Truckers who venture onto the road not only risk their lives but spend much of their time scrambling for petrol. Even if they find it, the price per litre is now 20 times what it was before the war.
At the ports, however, it is business as usual, according to Sudan’s port authority, which told AFP “imports and exports are operating normally.”
But Othman Abdelsalam, an employee of a shipping company in Sudan who has viewed the data, said numbers are down.
He told AFP “exports from Darfur and Kordofan via Khartoum—particularly gum arabic—have suffered a strong impact” since the war started.
Sudan’s gum arabic belt extends from Gedaref, through Kordofan, across the country to Darfur in the west.
According to the Hamburg-based Association for International Promotion of Gums, which brings together importers, processors and producers, there is no current supply threat to industry users of gum arabic.
“Member companies keep sufficient stocks of gum arabic imported from Sudan and other countries in their warehouses, so that possible interruptions in supply... can be absorbed,” it said in a statement.
The group added that Chad and Nigeria are among alternate producers, so “immediate supply bottlenecks are not to be expected because of the current events in Sudan.”

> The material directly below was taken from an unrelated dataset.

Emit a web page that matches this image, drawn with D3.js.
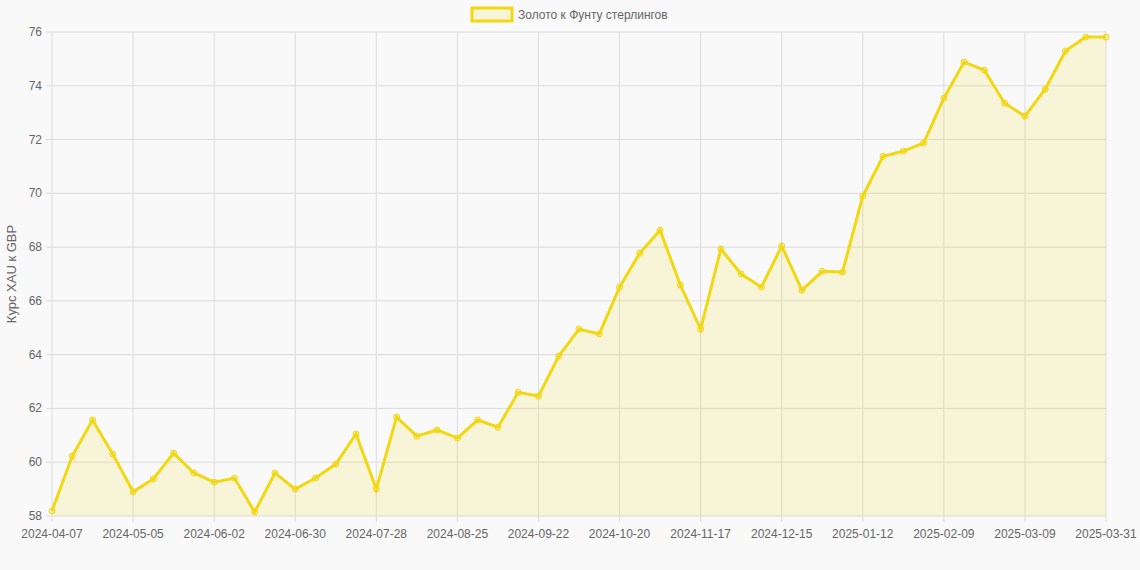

Industry players within Sudan or elsewhere could not, however, say how long global stocks can last.
Global importance
Sudanese exports accounted for 70 per cent of global raw gum supplies, according to pre-war data from AFD, the French agency for development.
Gum arabic exports from Sudan totalled 88,000 tonnes in 2021, earning $110 million, according to central bank figures, the latest official data available.
Mostafa al-Sayyed Khalil, who heads the Gum Arabic Council of Sudan, said his figures show export of 60,000 tonnes in 2022, which he considers an underestimate.
Khalil was not able to project the war’s impact.
Even before the conflict, low prices in local markets pushed many farmers to cut down their trees for building materials or firewood. Others left their lands entirely to work in nearby gold mines.
Aly Verjee, a researcher at Sweden’s University of Gothenburg, said fighting across Sudan has affected other sectors, leading to the country’s “partial deindustrialisation” and a much poorer future.
That leaves gum arabic increasingly crucial.
“If we lose the gum Arabic belt, we’ll drown,” Khalil warned.